Гармония выражается в отношении частей к целому, за ней стоит математическое понятие пропорции, представлявшейся греческой мысли в геометрически наглядной форме. Если говорить о гармонии мира, то это комплексное понятие, в котором присутствует и музыкальное значение, представление о прекрасном созвучии тонов, и представление о численной строгости, геометрической регулярности и тектонической расчлененности. Воздействие мысли о гармонии на все стороны греческой жизни в последующие эпохи необозримо. Она овладевает архитектурой и изобразительным искусством, а также поэзией и риторикой, религией и этикой. Повсюду пробуждается сознание, что и в производительной, и в практической деятельности человека есть строгая норма "подобающего", которую столь же невозможно безнаказанно преступить, как и норму права. Только тот, кто рассмотрит со всех сторон неограниченное господство этих понятий в греческой мысли классического и позднейшего времени, способен создать себе удовлетворительное представление о нормосозидающем эффекте открытия гармонии. Понятия ритма, меры, отношения находятся в тесной связи с нею, или же приобретают благодаря ей более определенное содержание. Как для мысли о космосе, так и для гармонии и ритма справедливо то, что их открытие в "природе сущего" было необходимым предварительным этапом их перенесения на внутренний мир человека и на проблемы жизнеустройства.

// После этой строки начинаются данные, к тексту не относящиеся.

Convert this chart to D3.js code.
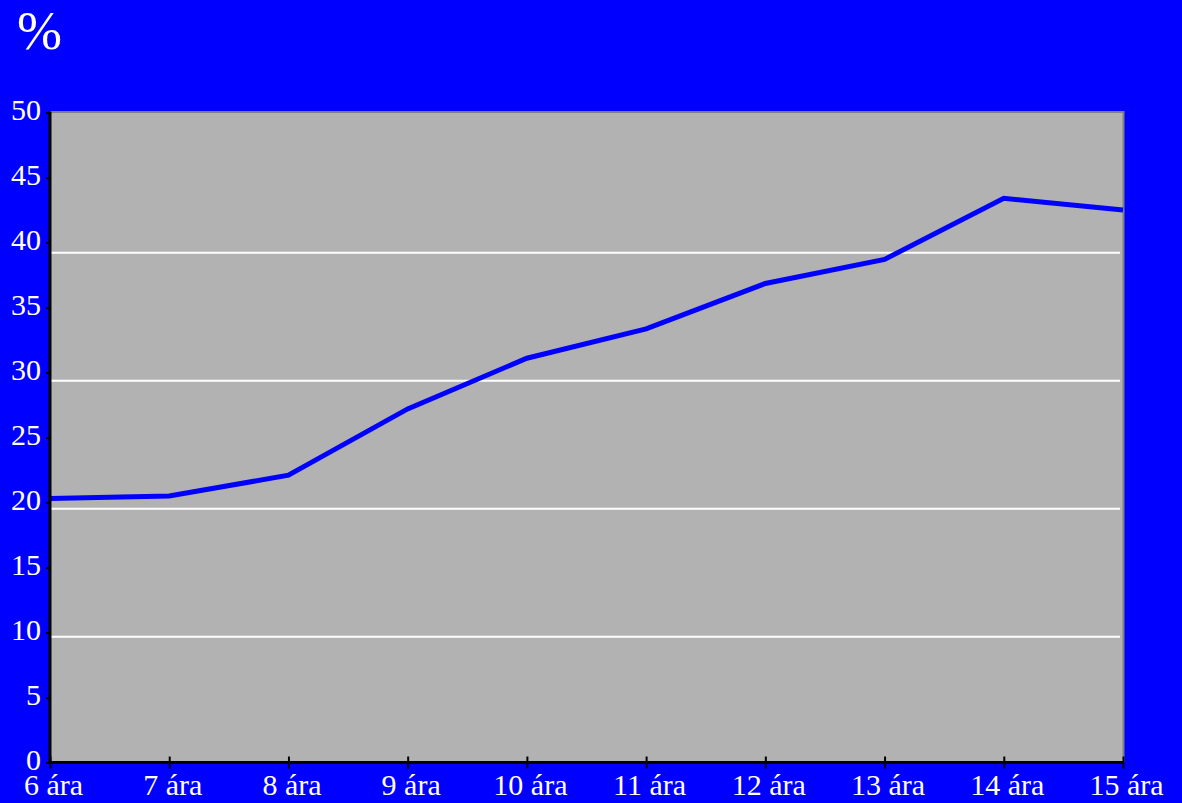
<!DOCTYPE html>
<html>
<head>
<meta charset="utf-8">
<script src="https://cdn.jsdelivr.net/npm/d3@7"></script>
<style>
  html, body { margin: 0; padding: 0; background: #0000ff; }
  svg { display: block; }
  text { font-family: "Liberation Serif", "Times New Roman", serif; fill: #ffffff; }
</style>
</head>
<body>
<svg id="chart" width="1182" height="803"></svg>
<script>
// Age groups along the x axis
const categories = ["6 ára", "7 ára", "8 ára", "9 ára", "10 ára", "11 ára", "12 ára", "13 ára", "14 ára", "15 ára"];
// Percentage per age group
const values = [20.3, 20.5, 22.1, 27.2, 31.1, 33.35, 36.85, 38.7, 43.4, 42.5];
// Y axis tick values
const yTicks = [0, 5, 10, 15, 20, 25, 30, 35, 40, 45, 50];
// Horizontal gridline levels
const gridLevels = [9.67, 19.52, 29.36, 39.21];
const unitLabel = "%";

(function draw() {
  const svg = d3.select("#chart");
  const plotLeft = 50, plotRight = 1123, plotTop = 112.5, plotBottom = 762.5;

  const x = d3.scalePoint().domain(categories).range([plotLeft, plotRight]);
  const y = d3.scaleLinear().domain([0, 50]).range([plotBottom, plotTop]);

  // Plot background
  svg.append("rect")
    .attr("x", plotLeft).attr("y", plotTop)
    .attr("width", plotRight - plotLeft).attr("height", plotBottom - plotTop)
    .attr("fill", "#b2b2b2");

  // Top and right frame edges
  svg.append("path")
    .attr("d", `M${plotLeft},${plotTop - 0.5}H${plotRight + 0.5}V${plotBottom}`)
    .attr("fill", "none").attr("stroke", "#808080").attr("stroke-width", 2);

  // Gridlines
  svg.append("g").selectAll("line").data(gridLevels).join("line")
    .attr("x1", plotLeft + 1).attr("x2", plotRight - 3)
    .attr("y1", d => y(d)).attr("y2", d => y(d))
    .attr("stroke", "#ffffff").attr("stroke-width", 2);

  // Data line
  svg.append("path")
    .datum(values)
    .attr("fill", "none")
    .attr("stroke", "#0000ff")
    .attr("stroke-width", 5)
    .attr("stroke-linejoin", "miter")
    .attr("d", d3.line().x((d, i) => x(categories[i])).y(d => y(d)));

  // Y axis
  const yAxis = svg.append("g")
    .attr("transform", `translate(${plotLeft},0)`)
    .call(d3.axisLeft(y).tickValues(yTicks).tickSize(4).tickPadding(5).tickFormat(d3.format("d")));
  yAxis.select(".domain").attr("stroke", "#000").attr("stroke-width", 3).attr("d", `M0,${plotTop - 1}V${plotBottom + 1}`);
  yAxis.selectAll(".tick line").attr("stroke", "#000").attr("stroke-width", 2);
  yAxis.selectAll(".tick text")
    .attr("fill", "#fff").style("font-size", "30px")
    .attr("dy", "0.24em");

  // X axis
  const xAxis = svg.append("g")
    .attr("transform", `translate(0,${plotBottom})`)
    .call(d3.axisBottom(x).tickSize(6).tickPadding(2));
  xAxis.select(".domain").attr("stroke", "#000").attr("stroke-width", 3).attr("d", `M${plotLeft - 2},0H${plotRight + 1}`);
  xAxis.selectAll(".tick line").attr("stroke", "#000").attr("stroke-width", 2).attr("y1", -6).attr("y2", 6);
  xAxis.selectAll(".tick text")
    .attr("fill", "#fff").style("font-size", "30px")
    .attr("y", 0).attr("dy", "32px")
    .attr("dx", "3px");

  // Unit label
  svg.append("text")
    .attr("x", 17).attr("y", 49)
    .style("font-size", "54px")
    .text(unitLabel);
})();
</script>
</body>
</html>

Мы не знаем, какова была для Пифагора внутренняя скрепа между математической и музыкальной спекуляцией и учением о переселении душ. Философская мысль той эпохи по природе своей уже метафизична; однако в нее извне вторгается религиозная вера со своим мифом о душе, происходящим из сферы иррационального. Здесь нам хотелось бы привлечь родственное учение орфиков; вероятно, именно оно было источником представлений Пифагора о душе. Позднейшие философы также оказываются более или менее затронуты им.

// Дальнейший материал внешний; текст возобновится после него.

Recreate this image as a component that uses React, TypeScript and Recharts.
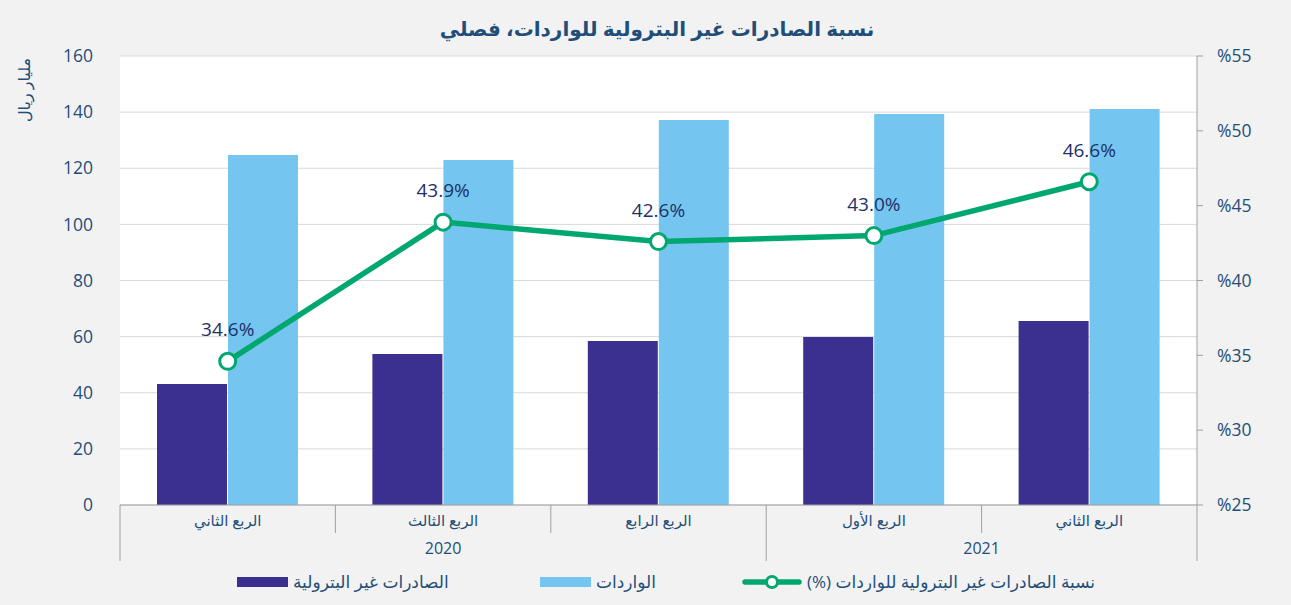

VI век, который — после разлагающего натурализма VII столетия — стал эпохой решающей борьбы за новое духовное устройство жизни, означает не только в силу серьезности философских устремлений, но и с религиозной точки зрения мощный подъем. Орфическое движение — одно из самых значительных свидетельств этой внутренней жизни, вновь прорывающейся из глухих народных глубин. В поисках высшего смысла жизни оно соприкасается с усилиями рациональной мысли, философски осознать объективную "мировую норму" в космическом бытии. Догматическое содержание орфической веры, конечно, не слишком значительно, новое время сильно его переоценило и приписало ему множество позднеантичных элементов, чтобы получить образ, удовлетворяющий его a priori строго установленным представлениям о религии избавления [78]. Тем не менее в орфических верованиях о душе проглядывает новое человеческое жизнеощущение и новая форма самосознания. В противоположность гомеровскому понятию души, в орфическом содержится отчетливо выраженный нормативный элемент. Вера в божественное происхождение души и в ее бессмертие заключает в себе требование блюсти душу в чистоте в ее нынешнем земном состоянии, связанном с телом. Верующий чувствует, что ему предстоит дать отчет за свою жизнь [79].

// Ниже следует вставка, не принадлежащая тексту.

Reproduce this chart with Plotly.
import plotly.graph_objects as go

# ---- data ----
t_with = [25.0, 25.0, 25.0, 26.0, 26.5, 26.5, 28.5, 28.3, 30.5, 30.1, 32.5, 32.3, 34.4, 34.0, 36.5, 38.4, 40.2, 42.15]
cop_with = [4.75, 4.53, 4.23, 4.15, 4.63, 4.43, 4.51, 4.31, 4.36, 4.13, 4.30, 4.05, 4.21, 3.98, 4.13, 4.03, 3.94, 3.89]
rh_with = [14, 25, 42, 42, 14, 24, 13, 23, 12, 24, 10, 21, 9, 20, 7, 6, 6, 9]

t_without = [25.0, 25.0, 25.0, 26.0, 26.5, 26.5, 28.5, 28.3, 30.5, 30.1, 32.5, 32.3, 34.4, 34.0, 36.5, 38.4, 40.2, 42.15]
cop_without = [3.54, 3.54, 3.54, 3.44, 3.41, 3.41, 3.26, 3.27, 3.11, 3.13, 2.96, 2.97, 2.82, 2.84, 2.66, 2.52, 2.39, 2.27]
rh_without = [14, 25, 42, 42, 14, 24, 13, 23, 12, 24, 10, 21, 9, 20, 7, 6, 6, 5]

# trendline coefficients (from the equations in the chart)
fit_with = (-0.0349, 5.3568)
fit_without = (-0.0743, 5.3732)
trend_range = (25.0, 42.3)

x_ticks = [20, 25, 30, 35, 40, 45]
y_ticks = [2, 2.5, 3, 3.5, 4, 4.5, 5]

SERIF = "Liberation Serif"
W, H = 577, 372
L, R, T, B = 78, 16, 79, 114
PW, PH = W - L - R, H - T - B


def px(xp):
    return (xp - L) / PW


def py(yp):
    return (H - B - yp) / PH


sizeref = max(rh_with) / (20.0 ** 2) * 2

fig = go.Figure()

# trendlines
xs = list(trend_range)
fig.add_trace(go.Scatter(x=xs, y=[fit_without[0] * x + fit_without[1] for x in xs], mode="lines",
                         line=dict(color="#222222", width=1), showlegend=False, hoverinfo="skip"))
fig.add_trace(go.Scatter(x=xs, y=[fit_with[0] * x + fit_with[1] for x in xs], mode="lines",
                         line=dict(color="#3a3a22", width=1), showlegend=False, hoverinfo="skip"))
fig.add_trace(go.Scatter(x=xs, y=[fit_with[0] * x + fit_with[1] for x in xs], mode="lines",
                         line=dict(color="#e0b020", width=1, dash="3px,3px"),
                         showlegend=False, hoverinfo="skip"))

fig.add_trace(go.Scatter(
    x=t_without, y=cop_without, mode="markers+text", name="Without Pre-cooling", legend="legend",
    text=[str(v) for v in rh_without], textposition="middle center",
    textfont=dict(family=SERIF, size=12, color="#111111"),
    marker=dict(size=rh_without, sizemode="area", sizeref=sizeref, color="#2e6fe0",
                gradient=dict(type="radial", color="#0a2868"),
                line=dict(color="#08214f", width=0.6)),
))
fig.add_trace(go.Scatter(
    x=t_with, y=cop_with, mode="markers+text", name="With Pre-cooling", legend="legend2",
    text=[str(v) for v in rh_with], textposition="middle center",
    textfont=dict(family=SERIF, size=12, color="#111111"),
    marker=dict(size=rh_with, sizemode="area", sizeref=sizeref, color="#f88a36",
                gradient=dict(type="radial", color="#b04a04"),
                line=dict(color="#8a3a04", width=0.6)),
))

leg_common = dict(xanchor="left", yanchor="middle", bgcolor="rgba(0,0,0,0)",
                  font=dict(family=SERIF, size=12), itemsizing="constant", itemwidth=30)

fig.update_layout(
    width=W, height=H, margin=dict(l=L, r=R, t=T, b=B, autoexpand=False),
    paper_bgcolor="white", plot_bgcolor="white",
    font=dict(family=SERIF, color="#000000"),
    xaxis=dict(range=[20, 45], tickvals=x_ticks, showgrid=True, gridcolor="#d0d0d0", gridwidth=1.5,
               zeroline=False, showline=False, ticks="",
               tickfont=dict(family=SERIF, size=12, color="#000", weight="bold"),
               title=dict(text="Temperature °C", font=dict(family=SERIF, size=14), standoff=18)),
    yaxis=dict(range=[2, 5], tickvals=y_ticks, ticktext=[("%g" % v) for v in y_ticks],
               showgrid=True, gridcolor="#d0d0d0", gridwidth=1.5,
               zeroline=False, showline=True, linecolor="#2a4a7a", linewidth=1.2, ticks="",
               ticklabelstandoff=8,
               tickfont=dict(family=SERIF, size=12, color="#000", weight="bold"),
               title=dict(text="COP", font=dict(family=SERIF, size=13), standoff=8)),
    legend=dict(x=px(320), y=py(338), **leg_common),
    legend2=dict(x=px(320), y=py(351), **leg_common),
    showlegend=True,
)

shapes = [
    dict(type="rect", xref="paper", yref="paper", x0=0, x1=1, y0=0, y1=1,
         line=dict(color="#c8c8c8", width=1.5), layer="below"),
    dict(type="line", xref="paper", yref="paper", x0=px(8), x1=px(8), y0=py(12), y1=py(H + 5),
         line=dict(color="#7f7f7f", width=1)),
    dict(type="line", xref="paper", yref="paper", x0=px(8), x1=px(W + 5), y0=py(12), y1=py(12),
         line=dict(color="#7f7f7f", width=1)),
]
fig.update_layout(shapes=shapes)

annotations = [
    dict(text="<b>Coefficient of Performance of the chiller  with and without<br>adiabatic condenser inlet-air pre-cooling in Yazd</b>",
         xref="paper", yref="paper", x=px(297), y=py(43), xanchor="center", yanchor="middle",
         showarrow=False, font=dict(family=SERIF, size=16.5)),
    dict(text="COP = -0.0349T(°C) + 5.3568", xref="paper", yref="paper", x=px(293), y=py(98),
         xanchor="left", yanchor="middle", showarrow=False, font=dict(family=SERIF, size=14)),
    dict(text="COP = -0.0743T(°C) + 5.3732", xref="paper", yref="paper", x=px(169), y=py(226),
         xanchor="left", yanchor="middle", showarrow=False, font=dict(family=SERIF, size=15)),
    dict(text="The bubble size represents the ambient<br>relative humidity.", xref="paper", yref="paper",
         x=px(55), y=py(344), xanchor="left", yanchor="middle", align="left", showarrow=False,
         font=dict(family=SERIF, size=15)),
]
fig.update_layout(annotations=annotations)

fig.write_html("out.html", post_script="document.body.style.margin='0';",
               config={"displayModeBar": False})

С мыслью об ответственности мы сталкивались уже у Солона. Там это была социальная ответственность отдельного человека перед государственным целым, здесь мы обнаруживаем второй источник этического требования об отчете — религиозную идею чистоты. Первоначально лишь ритуально воспринимаемая чистота теперь перетолковывается в нравственном смысле. Ее нельзя путать с аскетической чистотой позднейшего спиритуализма, для которого тело — зло само по себе; однако определенные начатки аскетики воздержания присутствуют уже в орфике и у пифагорейцев — прежде всего, предписанное воздержание от всякой мясной пищи [80]. С резкого противопоставления тела и души, которое следует из представления о нисхождении души как божественного гостя в эту земную смертную оболочку, начинается также и обесценение тела. Однако очищение и осквернение, по-видимому, понимались орфиками целиком в смысле соблюдения или нарушения государственного закона. В древнегреческом "священном праве" также было понятие чистоты. Нужно было только расширить пространство его применения, и тогда орфическая идея чистоты могла вобрать в себя все содержание господствующего закона. Это, конечно, не означает ее переход в сферу гражданской этики в современном смысле слова, поскольку греческий "номос" (закон) — божественного происхождения, даже и в своей новой, внешне рациональной форме. Но своим проникновением в орфическую идею чистоты он получает новое обоснование — с точки зрения спасения отдельной божественной души.